Der Bevorratung mit Arzneimitteln in den Apotheken sind finanzielle und nicht zuletzt auch räumlich Grenzen gesetzt. Werden die Toilettenpapierhamsterkäufe während der Corona-Pandemie jetzt die Arzneimittelhamsterkäufe der Zukunft? Gerade chronisch kranke Patienten sprechen ihre Ärzte immer häufiger darauf an, ob sie ihnen nicht mehr oder größere Packungen ihrer Medikamente verordnen können, um auch bei Lieferengpässen bzw. -ausfällen versorgt zu sein. So verständlich der Wunsch aus Patientensicht ist, begibt sich der ihm nachgebende Arzt selbst in Regressgefahr, ist er doch an das Wirtschaftlichkeitsgebot gebunden.
„Regelungen zur Verwaltung des Mangels vermögen eben den Mangel zu verwalten. Wir müssen das Problem an der Wurzel packen. Das bedeutet: Für pharmazeutische Unternehmen muss es sich wieder lohnen, in Deutschland zu forschen, Arzneimittel zu produzieren und so eine für die Krankenkassen finanzierbare, bedarfsgerechte und dauerhafte Versorgung unserer Patienten sicherzustellen. Das bringt dann auch eine zeitliche, personelle und ökonomische Entlastung der Apotheken, Praxen und Kliniken mit sich“ ist Wolfgang Steiger überzeugt.
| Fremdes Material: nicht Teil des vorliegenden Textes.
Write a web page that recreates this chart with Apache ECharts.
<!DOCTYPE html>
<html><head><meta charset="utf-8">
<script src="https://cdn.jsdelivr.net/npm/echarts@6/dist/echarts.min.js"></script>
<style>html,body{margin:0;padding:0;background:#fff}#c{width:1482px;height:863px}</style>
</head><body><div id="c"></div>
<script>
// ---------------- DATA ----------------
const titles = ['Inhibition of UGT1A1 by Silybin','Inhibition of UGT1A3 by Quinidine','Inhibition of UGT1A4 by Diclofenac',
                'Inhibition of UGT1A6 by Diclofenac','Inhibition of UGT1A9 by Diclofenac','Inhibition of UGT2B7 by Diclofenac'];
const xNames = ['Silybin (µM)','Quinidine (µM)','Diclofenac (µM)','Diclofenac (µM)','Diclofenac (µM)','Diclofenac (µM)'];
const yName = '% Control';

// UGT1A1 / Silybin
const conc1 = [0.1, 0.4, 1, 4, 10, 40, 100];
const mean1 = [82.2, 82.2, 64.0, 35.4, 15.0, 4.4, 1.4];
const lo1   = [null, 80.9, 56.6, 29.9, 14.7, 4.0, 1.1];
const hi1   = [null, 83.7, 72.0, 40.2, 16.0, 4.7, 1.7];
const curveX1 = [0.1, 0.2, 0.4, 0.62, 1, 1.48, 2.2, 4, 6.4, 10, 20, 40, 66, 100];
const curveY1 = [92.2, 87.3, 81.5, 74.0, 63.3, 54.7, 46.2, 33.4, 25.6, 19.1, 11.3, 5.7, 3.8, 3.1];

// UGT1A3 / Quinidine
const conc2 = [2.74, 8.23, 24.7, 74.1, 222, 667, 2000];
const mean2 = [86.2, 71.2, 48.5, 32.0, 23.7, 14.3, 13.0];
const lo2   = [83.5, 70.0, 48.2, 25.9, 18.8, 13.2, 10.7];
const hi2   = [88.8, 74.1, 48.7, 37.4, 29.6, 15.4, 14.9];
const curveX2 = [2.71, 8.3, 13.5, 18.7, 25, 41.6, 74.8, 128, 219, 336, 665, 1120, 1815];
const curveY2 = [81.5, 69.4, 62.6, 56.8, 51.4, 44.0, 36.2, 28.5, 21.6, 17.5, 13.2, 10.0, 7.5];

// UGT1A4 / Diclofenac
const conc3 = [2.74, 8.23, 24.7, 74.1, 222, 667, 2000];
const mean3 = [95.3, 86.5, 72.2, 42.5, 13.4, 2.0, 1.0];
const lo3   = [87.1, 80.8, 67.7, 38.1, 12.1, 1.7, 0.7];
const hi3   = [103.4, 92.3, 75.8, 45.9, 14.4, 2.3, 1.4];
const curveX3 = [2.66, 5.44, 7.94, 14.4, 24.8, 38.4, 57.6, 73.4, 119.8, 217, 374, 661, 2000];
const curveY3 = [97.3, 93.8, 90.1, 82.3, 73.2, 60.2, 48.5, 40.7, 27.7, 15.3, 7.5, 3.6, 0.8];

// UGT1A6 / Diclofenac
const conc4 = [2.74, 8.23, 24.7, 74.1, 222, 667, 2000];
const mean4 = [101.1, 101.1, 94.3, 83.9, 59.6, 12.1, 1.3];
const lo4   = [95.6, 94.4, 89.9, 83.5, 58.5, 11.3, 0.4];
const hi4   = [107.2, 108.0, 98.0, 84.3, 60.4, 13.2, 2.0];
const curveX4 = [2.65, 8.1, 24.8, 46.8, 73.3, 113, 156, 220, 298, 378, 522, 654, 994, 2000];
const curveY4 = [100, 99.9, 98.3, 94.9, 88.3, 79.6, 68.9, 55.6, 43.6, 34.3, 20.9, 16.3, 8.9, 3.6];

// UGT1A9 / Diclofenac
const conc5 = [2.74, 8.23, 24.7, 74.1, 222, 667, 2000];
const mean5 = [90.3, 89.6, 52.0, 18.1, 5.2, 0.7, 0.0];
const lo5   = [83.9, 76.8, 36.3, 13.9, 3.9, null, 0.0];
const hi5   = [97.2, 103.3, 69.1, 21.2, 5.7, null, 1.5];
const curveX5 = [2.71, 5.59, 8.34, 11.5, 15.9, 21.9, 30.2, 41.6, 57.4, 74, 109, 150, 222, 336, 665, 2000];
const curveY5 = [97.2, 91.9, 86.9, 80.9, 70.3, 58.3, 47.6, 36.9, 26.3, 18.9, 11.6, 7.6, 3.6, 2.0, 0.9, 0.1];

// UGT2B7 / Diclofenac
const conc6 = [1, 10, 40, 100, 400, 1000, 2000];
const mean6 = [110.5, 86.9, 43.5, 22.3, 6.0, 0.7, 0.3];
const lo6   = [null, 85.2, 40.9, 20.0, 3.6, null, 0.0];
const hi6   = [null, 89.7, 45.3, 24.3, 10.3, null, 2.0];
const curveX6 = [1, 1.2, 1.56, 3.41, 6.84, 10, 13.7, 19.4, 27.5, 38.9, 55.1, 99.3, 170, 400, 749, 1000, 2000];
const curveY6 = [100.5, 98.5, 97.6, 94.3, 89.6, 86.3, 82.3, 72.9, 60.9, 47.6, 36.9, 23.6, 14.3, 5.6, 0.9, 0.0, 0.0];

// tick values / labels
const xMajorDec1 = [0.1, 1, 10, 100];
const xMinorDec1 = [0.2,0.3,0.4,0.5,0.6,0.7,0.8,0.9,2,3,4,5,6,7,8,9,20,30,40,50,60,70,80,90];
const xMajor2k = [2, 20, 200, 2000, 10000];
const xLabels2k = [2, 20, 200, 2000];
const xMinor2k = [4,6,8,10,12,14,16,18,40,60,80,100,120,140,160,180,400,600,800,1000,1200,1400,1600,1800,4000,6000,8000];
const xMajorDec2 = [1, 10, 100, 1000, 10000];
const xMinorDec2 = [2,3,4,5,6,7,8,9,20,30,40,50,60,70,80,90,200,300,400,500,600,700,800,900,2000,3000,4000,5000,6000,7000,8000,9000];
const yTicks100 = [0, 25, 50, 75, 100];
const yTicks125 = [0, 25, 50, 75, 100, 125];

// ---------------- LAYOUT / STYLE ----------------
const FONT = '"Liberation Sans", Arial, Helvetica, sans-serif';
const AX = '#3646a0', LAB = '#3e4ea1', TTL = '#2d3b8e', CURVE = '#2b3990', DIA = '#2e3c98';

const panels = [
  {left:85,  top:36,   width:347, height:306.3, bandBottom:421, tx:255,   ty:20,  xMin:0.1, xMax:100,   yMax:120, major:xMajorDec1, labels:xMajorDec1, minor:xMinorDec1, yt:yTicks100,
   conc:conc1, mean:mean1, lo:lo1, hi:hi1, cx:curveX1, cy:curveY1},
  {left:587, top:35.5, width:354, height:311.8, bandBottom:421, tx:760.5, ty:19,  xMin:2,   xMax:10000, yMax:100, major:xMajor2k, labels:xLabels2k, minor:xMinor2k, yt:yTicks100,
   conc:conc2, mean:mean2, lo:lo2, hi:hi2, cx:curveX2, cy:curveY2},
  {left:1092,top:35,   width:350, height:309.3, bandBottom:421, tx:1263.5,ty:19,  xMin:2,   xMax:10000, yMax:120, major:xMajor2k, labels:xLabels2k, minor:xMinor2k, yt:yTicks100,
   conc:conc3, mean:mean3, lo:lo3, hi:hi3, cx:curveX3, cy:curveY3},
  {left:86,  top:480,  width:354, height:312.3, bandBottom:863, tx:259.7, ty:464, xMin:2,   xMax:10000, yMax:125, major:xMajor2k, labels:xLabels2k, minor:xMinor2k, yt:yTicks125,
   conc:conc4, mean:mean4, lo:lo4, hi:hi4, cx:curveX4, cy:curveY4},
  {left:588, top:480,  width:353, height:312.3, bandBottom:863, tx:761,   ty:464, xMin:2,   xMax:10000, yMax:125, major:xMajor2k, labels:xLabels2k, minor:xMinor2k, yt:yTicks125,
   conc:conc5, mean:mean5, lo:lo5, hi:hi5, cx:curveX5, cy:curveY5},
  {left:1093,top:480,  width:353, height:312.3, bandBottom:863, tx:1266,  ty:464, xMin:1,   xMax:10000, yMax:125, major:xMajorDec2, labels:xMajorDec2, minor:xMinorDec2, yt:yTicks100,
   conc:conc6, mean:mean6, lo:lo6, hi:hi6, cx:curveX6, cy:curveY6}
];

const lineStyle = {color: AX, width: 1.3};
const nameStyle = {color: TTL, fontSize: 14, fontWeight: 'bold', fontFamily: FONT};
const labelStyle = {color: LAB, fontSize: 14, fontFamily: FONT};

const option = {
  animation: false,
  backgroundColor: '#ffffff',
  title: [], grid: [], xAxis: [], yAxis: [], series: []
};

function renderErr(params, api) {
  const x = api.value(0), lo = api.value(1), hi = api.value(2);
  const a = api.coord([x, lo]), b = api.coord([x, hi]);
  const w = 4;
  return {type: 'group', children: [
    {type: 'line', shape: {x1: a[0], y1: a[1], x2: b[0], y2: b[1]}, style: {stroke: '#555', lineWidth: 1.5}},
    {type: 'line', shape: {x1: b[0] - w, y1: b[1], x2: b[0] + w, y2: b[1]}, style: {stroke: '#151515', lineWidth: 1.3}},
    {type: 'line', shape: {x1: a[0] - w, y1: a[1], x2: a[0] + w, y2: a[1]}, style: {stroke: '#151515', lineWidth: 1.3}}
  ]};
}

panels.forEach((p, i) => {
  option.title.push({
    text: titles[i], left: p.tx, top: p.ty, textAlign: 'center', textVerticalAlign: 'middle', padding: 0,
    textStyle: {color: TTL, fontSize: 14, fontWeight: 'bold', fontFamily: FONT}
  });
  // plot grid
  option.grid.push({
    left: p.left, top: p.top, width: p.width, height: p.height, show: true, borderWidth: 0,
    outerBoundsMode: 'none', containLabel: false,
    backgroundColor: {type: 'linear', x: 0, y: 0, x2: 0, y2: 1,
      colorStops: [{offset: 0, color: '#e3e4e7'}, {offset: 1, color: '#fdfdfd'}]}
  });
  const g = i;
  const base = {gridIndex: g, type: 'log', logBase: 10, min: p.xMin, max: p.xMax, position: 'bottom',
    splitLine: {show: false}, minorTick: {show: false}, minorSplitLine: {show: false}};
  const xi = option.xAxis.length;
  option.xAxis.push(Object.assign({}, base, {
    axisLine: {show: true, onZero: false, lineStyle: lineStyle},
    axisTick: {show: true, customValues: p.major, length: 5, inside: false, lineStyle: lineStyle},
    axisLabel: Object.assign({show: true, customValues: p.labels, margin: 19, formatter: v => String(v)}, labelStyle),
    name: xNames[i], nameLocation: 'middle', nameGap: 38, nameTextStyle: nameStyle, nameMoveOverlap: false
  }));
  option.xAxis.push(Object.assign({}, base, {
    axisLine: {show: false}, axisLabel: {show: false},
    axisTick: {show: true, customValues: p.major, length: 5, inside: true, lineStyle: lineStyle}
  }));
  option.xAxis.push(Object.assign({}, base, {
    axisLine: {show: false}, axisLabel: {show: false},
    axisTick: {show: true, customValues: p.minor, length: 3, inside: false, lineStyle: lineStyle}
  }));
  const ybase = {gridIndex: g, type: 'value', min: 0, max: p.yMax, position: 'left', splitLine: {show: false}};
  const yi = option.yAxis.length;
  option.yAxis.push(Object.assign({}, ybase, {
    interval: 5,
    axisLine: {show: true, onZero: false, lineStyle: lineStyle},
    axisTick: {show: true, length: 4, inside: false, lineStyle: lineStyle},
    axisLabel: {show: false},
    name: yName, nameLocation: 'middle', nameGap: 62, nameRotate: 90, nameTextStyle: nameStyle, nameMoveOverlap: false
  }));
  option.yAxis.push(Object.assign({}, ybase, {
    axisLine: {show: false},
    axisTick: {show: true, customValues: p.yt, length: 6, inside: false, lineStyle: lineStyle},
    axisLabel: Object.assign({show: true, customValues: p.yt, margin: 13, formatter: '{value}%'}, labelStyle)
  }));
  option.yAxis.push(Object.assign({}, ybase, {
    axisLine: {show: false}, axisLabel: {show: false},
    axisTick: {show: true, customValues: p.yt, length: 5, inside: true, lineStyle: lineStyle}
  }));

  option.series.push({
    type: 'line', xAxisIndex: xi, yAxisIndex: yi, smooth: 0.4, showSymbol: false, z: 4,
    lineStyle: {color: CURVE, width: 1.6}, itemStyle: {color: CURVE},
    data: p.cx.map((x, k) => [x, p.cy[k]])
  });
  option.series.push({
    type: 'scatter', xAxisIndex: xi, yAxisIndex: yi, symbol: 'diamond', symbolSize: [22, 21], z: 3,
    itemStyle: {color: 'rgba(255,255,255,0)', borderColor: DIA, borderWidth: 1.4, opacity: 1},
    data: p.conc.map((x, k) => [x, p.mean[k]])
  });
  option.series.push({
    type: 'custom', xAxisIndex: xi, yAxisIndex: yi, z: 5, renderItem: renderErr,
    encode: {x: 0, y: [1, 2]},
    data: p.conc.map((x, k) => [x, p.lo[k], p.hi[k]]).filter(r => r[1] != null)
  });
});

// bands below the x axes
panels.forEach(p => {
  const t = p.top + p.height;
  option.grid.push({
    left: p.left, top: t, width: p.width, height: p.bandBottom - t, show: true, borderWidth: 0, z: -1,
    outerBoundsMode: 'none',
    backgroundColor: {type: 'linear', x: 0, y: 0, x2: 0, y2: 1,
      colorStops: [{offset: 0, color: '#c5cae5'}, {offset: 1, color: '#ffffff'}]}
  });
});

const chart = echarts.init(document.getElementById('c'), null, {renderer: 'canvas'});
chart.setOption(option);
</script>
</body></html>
Der Wirtschaftsrat fordert mit Nachdruck:
1) Deutschland muss wieder ein attraktiver Pharmastandort werden durch:
- Regulatorische Vereinfachungen und Beschleunigung der Prozesse für Arzneimittelzulassungen und klinische Studien und Forschungsvorhaben
- Schaffung steuerlicher Anreize, z.B. durch wettbewerbsfähige Steuersätze, Einführung attraktiver Steuererleichterungen für Investitionen in Forschung und Entwicklung
- Investitionen in die Infrastruktur
- Fachkräfteausbildung und -sicherung
- Verbesserung der Erstattungspolitik durch nachhaltige und attraktive Preisgestaltung
- langfristige Planbarkeit
- Förderung von Innovationen
- Förderung der digitalen Transformation
- Stärkung der internationalen Wettbewerbsfähigkeit
2) Der Pharmadialog sollte wieder aufgenommen werden. Die betroffenen Akteure sollten einbezogen und eine von allen Akteuren getragene nationale Strategie angestrebt werden.
3) Angemessene Honorierung von Apotheken, insbesondere für das Krisen- und Lieferengpassmanagement und Ausschluss des Haftungsrisikos.
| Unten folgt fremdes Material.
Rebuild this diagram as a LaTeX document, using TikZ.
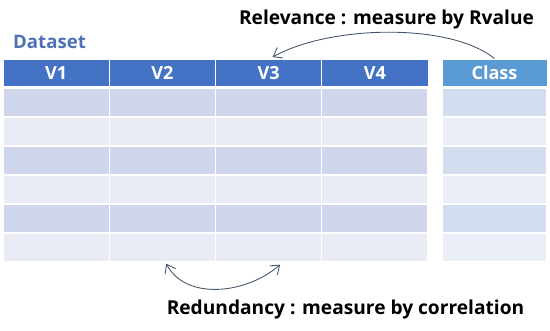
\documentclass[tikz,border=0pt]{standalone}
\usepackage{fontspec}
\setmainfont{Open Sans}
\usepackage{tikz}
\usetikzlibrary{positioning,arrows.meta}
\usepackage{xcolor}
\definecolor{headblue}{HTML}{4472C4}
\definecolor{classblue}{HTML}{5B9BD5}
\definecolor{rowdark}{HTML}{CFD5EA}
\definecolor{rowlight}{HTML}{E9EBF5}
\definecolor{classdark}{HTML}{D2DEEF}
\definecolor{classlight}{HTML}{EAEFF7}
\definecolor{titleblue}{HTML}{4E71B3}
\definecolor{arrowgray}{HTML}{44546A}

\begin{document}
\begin{tikzpicture}[
      head/.style={fill=headblue,draw=white,line width=0.5pt,minimum width=2.125cm,minimum height=0.55cm,inner sep=0pt,text=white,font=\bfseries\fontsize{10.3}{12}\selectfont},
      classhead/.style={head,fill=classblue,minimum width=2.1cm},
      cell/.style={draw=white,line width=0.8pt,minimum width=2.125cm,minimum height=0.58cm,inner sep=0pt},
      classcell/.style={cell,minimum width=2.1cm},
      label/.style={font=\bfseries\fontsize{10.9}{13}\selectfont,inner sep=0pt},
      curve/.style={arrowgray,line width=0.5pt}
    ]
      \useasboundingbox (0,0) rectangle (11,-6.62);

      \node[label,text=titleblue,font=\bfseries\fontsize{10.6}{13}\selectfont] (dataset) at (0.99,-0.84) {Dataset};
      \node[label] (relevance) at (7.73,-0.40) {Relevance : measure by Rvalue};
      \node[label] (redundancy) at (6.91,-6.19) {Redundancy : measure by correlation};

      \node[head] (v1) at (1.122,-1.455) {V1};
      \node[head] (v2) at (3.247,-1.455) {V2};
      \node[head] (v3) at (5.372,-1.455) {V3};
      \node[head] (v4) at (7.497,-1.455) {V4};
      \node[classhead] (class) at (9.89,-1.455) {Class};

      % body rows, dark and light in turn
      \foreach \r/\y in {1/-2.05,2/-2.63,3/-3.21,4/-3.79,5/-4.37,6/-4.95}{
        \pgfmathsetmacro{\shade}{isodd(\r) ? "dark" : "light"}
        \foreach \c/\x in {1/1.122,2/3.247,3/5.372,4/7.497}
          \node[cell,fill=row\shade] (c\c r\r) at (\x,\y) {};
        \node[classcell,fill=class\shade] (k\r) at (9.89,\y) {};
      }

      \coordinate (relend) at ([xshift=0.08cm,yshift=0.03cm]v3.north);
      \coordinate (redstart) at ([xshift=0.08cm,yshift=-0.02cm]c2r6.south);
      \coordinate (redend) at ([xshift=0.23cm,yshift=-0.04cm]c3r6.south);

      \draw[curve,-{Straight Barb[length=1.6mm,width=2.4mm]}] (class.north) .. controls (9.0,-0.45) and (6.6,-0.5) .. (relend);
      \draw[curve,{Straight Barb[length=1.6mm,width=2.4mm]}-{Straight Barb[length=1.6mm,width=2.4mm]}] (redstart) .. controls (3.7,-6.0) and (4.9,-5.9) .. (redend);
    \end{tikzpicture}
\end{document}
4) Während sich die Rechtslage für wirkstoffgleiche Präparate verbessert hat, bleibt die kritische Situation beim Off-Label-Use unverändert. Ein flexiblerer Umgang mit Off-Label-Arzneimitteln wird gefordert.
5) Schaffung eines europäischen Kooperationsmechanismus, mit dem sich die EU-Länder bei Lieferengpässen von Arzneimitteln gegenseitig unterstützen können.
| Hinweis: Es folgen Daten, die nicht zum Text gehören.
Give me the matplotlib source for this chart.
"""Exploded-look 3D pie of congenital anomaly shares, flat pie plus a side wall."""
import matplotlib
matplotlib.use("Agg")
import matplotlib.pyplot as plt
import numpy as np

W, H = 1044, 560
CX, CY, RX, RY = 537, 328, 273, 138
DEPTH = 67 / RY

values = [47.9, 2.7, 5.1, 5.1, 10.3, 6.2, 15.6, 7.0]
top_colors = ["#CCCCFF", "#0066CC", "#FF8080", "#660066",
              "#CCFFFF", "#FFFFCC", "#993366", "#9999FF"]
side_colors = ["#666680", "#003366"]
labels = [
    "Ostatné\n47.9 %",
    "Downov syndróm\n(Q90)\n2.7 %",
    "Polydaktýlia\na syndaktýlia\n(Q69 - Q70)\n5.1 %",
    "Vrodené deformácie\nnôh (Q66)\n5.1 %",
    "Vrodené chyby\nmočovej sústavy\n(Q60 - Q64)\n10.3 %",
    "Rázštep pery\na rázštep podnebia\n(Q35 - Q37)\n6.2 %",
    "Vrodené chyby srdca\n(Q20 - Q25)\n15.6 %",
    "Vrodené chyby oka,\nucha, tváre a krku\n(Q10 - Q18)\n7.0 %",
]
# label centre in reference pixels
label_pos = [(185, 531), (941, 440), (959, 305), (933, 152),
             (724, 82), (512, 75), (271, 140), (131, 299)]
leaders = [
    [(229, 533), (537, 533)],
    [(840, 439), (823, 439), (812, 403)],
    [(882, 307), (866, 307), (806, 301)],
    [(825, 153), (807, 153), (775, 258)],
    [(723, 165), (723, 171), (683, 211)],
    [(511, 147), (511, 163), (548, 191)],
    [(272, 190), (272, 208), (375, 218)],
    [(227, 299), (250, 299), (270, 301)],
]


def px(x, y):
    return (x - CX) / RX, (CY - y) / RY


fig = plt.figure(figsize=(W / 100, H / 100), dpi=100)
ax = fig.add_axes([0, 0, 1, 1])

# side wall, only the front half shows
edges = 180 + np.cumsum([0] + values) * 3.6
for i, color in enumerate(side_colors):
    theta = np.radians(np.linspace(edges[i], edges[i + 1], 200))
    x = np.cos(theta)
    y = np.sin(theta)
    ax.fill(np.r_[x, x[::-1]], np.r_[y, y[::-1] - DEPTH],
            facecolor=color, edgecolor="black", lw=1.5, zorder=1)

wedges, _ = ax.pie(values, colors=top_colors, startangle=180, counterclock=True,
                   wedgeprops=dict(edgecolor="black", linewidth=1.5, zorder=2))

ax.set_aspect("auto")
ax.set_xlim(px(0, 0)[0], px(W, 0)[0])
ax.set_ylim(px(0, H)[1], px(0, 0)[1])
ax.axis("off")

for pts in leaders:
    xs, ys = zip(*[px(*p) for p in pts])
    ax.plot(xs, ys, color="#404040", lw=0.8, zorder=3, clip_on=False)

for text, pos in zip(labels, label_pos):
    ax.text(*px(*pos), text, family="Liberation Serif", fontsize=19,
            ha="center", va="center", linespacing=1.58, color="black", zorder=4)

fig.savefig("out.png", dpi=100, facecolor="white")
6) Erarbeitung gesetzlicher Regelungen zur Verhinderung von Dumpingpreisen bei Generika.
„Um die Versorgungslücke in Deutschland zügig und nachhaltig zu schließen und den Pharmastandort Deutschland zu retten, bedarf es dringend eines Umdenkens und der Neustrukturierung des Arzneimittelmarktes und der Arzneimittelpreispolitik“, betont Wolfgang Steiger.